◆ INFORMATION PROVIDED ◆
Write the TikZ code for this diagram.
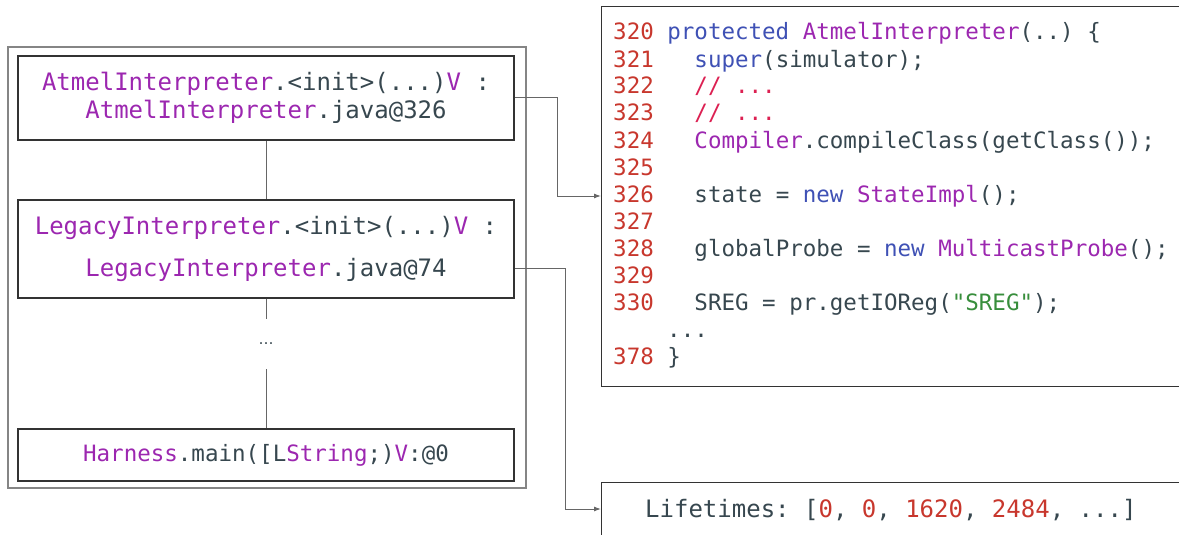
\documentclass[tikz,border=0pt]{standalone}
\usepackage{fontspec}
\setmonofont{DejaVu Sans Mono}
\setsansfont{DejaVu Sans}
\usetikzlibrary{arrows.meta}

\definecolor{txdark}{HTML}{37474F}
\definecolor{fnpurple}{HTML}{9C27B0}
\definecolor{kwblue}{HTML}{3F51B5}
\definecolor{lnred}{HTML}{C8372D}
\definecolor{cmpink}{HTML}{DC2052}
\definecolor{strgreen}{HTML}{388E3C}
\definecolor{frameline}{HTML}{333333}
\definecolor{groupline}{HTML}{858585}
\definecolor{linkline}{HTML}{666666}

% syntax colouring helpers
\newcommand\cPu[1]{\textcolor{fnpurple}{#1}}
\newcommand\cKw[1]{\textcolor{kwblue}{#1}}
\newcommand\cLn[1]{\textcolor{lnred}{#1}}
\newcommand\cCm[1]{\textcolor{cmpink}{#1}}
\newcommand\cSt[1]{\textcolor{strgreen}{#1}}

\tikzset{
  framebox/.style={draw=frameline, line width=1.3pt, rectangle, inner sep=0pt,
    minimum width=496pt, align=center, text=txdark,
    font=\ttfamily\fontsize{24}{28}\selectfont},
  smallframe/.style={framebox, font=\ttfamily\fontsize{22.5}{27}\selectfont},
  groupbox/.style={draw=groupline, line width=1.4pt},
  link/.style={draw=linkline, line width=1pt},
  flow/.style={draw=linkline, line width=1pt, -{Latex[length=7pt,width=5pt]}},
  gapdots/.style={inner sep=0pt, minimum height=50pt, text=txdark,
    font=\sffamily\fontsize{15}{18}\selectfont},
  panel/.style={draw=frameline, line width=1.3pt, rectangle, inner sep=0pt,
    anchor=north west, minimum width=620pt},
  codeline/.style={anchor=base west, inner sep=0pt, text=txdark,
    font=\ttfamily\fontsize{22.5}{27}\selectfont},
  lifeline/.style={anchor=base west, inner sep=0pt, text=txdark,
    font=\ttfamily\fontsize{24}{28}\selectfont},
}

\begin{document}
\begin{tikzpicture}[x=1pt, y=-1pt]
  \useasboundingbox (0,0) rectangle (1179,535);
  \fill[white] (0,0) rectangle (1179,535);
  \clip (0,0) rectangle (1179,535);

  % call stack group
  \draw[groupbox] (8,47) rectangle (526,488);

  \node[framebox, minimum height=84pt] (atmel) at (266,98)
    {\cPu{AtmelInterpreter}.<init>(...)\cPu{V} :\\
     \cPu{AtmelInterpreter}.java@326};
  \node[framebox, minimum height=98pt] (legacy) at (266,249)
    {\cPu{LegacyInterpreter}.<init>(...)\cPu{V} :\\[14pt]
     \cPu{LegacyInterpreter}.java@74};
  \node[gapdots] (gap) at (266,344) {\ldots};
  \node[smallframe, minimum height=52pt] (harness) at (266,455)
    {\cPu{Harness}.main([L\cPu{String};)\cPu{V}:@0};

  \draw[link] (atmel.south) -- (legacy.north);
  \draw[link] (legacy.south) -- (gap.north);
  \draw[link] (gap.south) -- (harness.north);

  % source listing
  \node[panel, minimum height=380pt] (code) at (601,6) {};
  \node[codeline] (c320) at (613,40)  {\cLn{320} \cKw{protected} \cPu{AtmelInterpreter}(..) \{};
  \node[codeline] (c321) at (613,67)  {\cLn{321}\ \ \ \cKw{super}(simulator);};
  \node[codeline] (c322) at (613,94)  {\cLn{322}\ \ \ \cCm{// ...}};
  \node[codeline] (c323) at (613,121) {\cLn{323}\ \ \ \cCm{// ...}};
  \node[codeline] (c324) at (613,148) {\cLn{324}\ \ \ \cPu{Compiler}.compileClass(getClass());};
  \node[codeline] (c325) at (613,175) {\cLn{325}};
  \node[codeline] (c326) at (613,202) {\cLn{326}\ \ \ state = \cKw{new} \cPu{StateImpl}();};
  \node[codeline] (c327) at (613,229) {\cLn{327}};
  \node[codeline] (c328) at (613,256) {\cLn{328}\ \ \ globalProbe = \cKw{new} \cPu{MulticastProbe}();};
  \node[codeline] (c329) at (613,283) {\cLn{329}};
  \node[codeline] (c330) at (613,310) {\cLn{330}\ \ \ SREG = pr.getIOReg(\cSt{"SREG"});};
  \node[codeline] (cdots) at (667,337) {...};
  \node[codeline] (c378) at (613,364) {\cLn{378} \}};

  % lifetimes panel
  \node[panel, minimum height=80pt] (life) at (601,482) {};
  \node[lifeline] (lifetxt) at (645,517)
    {Lifetimes: [\cLn{0}, \cLn{0}, \cLn{1620}, \cLn{2484}, ...]};

  % frame-to-source connectors
  \draw[flow] (atmel.east) -- ++(43,0) |- (code.west |- 0,196);
  \draw[flow] (legacy.east |- 0,268) -- ++(51,0) |- (life.west |- 0,509);
\end{tikzpicture}
\end{document}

◆ EXERCISE INSTRUCTIONS ◆
Set the data above down again exactly as given, with no pictures.

◆ REPLY ◆
Write the TikZ code for this diagram.
\documentclass[tikz,border=0pt]{standalone}
\usepackage{fontspec}
\setmonofont{DejaVu Sans Mono}
\setsansfont{DejaVu Sans}
\usetikzlibrary{arrows.meta}

\definecolor{txdark}{HTML}{37474F}
\definecolor{fnpurple}{HTML}{9C27B0}
\definecolor{kwblue}{HTML}{3F51B5}
\definecolor{lnred}{HTML}{C8372D}
\definecolor{cmpink}{HTML}{DC2052}
\definecolor{strgreen}{HTML}{388E3C}
\definecolor{frameline}{HTML}{333333}
\definecolor{groupline}{HTML}{858585}
\definecolor{linkline}{HTML}{666666}

% syntax colouring helpers
\newcommand\cPu[1]{\textcolor{fnpurple}{#1}}
\newcommand\cKw[1]{\textcolor{kwblue}{#1}}
\newcommand\cLn[1]{\textcolor{lnred}{#1}}
\newcommand\cCm[1]{\textcolor{cmpink}{#1}}
\newcommand\cSt[1]{\textcolor{strgreen}{#1}}

\tikzset{
  framebox/.style={draw=frameline, line width=1.3pt, rectangle, inner sep=0pt,
    minimum width=496pt, align=center, text=txdark,
    font=\ttfamily\fontsize{24}{28}\selectfont},
  smallframe/.style={framebox, font=\ttfamily\fontsize{22.5}{27}\selectfont},
  groupbox/.style={draw=groupline, line width=1.4pt},
  link/.style={draw=linkline, line width=1pt},
  flow/.style={draw=linkline, line width=1pt, -{Latex[length=7pt,width=5pt]}},
  gapdots/.style={inner sep=0pt, minimum height=50pt, text=txdark,
    font=\sffamily\fontsize{15}{18}\selectfont},
  panel/.style={draw=frameline, line width=1.3pt, rectangle, inner sep=0pt,
    anchor=north west, minimum width=620pt},
  codeline/.style={anchor=base west, inner sep=0pt, text=txdark,
    font=\ttfamily\fontsize{22.5}{27}\selectfont},
  lifeline/.style={anchor=base west, inner sep=0pt, text=txdark,
    font=\ttfamily\fontsize{24}{28}\selectfont},
}

\begin{document}
\begin{tikzpicture}[x=1pt, y=-1pt]
  \useasboundingbox (0,0) rectangle (1179,535);
  \fill[white] (0,0) rectangle (1179,535);
  \clip (0,0) rectangle (1179,535);

  % call stack group
  \draw[groupbox] (8,47) rectangle (526,488);

  \node[framebox, minimum height=84pt] (atmel) at (266,98)
    {\cPu{AtmelInterpreter}.<init>(...)\cPu{V} :\\
     \cPu{AtmelInterpreter}.java@326};
  \node[framebox, minimum height=98pt] (legacy) at (266,249)
    {\cPu{LegacyInterpreter}.<init>(...)\cPu{V} :\\[14pt]
     \cPu{LegacyInterpreter}.java@74};
  \node[gapdots] (gap) at (266,344) {\ldots};
  \node[smallframe, minimum height=52pt] (harness) at (266,455)
    {\cPu{Harness}.main([L\cPu{String};)\cPu{V}:@0};

  \draw[link] (atmel.south) -- (legacy.north);
  \draw[link] (legacy.south) -- (gap.north);
  \draw[link] (gap.south) -- (harness.north);

  % source listing
  \node[panel, minimum height=380pt] (code) at (601,6) {};
  \node[codeline] (c320) at (613,40)  {\cLn{320} \cKw{protected} \cPu{AtmelInterpreter}(..) \{};
  \node[codeline] (c321) at (613,67)  {\cLn{321}\ \ \ \cKw{super}(simulator);};
  \node[codeline] (c322) at (613,94)  {\cLn{322}\ \ \ \cCm{// ...}};
  \node[codeline] (c323) at (613,121) {\cLn{323}\ \ \ \cCm{// ...}};
  \node[codeline] (c324) at (613,148) {\cLn{324}\ \ \ \cPu{Compiler}.compileClass(getClass());};
  \node[codeline] (c325) at (613,175) {\cLn{325}};
  \node[codeline] (c326) at (613,202) {\cLn{326}\ \ \ state = \cKw{new} \cPu{StateImpl}();};
  \node[codeline] (c327) at (613,229) {\cLn{327}};
  \node[codeline] (c328) at (613,256) {\cLn{328}\ \ \ globalProbe = \cKw{new} \cPu{MulticastProbe}();};
  \node[codeline] (c329) at (613,283) {\cLn{329}};
  \node[codeline] (c330) at (613,310) {\cLn{330}\ \ \ SREG = pr.getIOReg(\cSt{"SREG"});};
  \node[codeline] (cdots) at (667,337) {...};
  \node[codeline] (c378) at (613,364) {\cLn{378} \}};

  % lifetimes panel
  \node[panel, minimum height=80pt] (life) at (601,482) {};
  \node[lifeline] (lifetxt) at (645,517)
    {Lifetimes: [\cLn{0}, \cLn{0}, \cLn{1620}, \cLn{2484}, ...]};

  % frame-to-source connectors
  \draw[flow] (atmel.east) -- ++(43,0) |- (code.west |- 0,196);
  \draw[flow] (legacy.east |- 0,268) -- ++(51,0) |- (life.west |- 0,509);
\end{tikzpicture}
\end{document}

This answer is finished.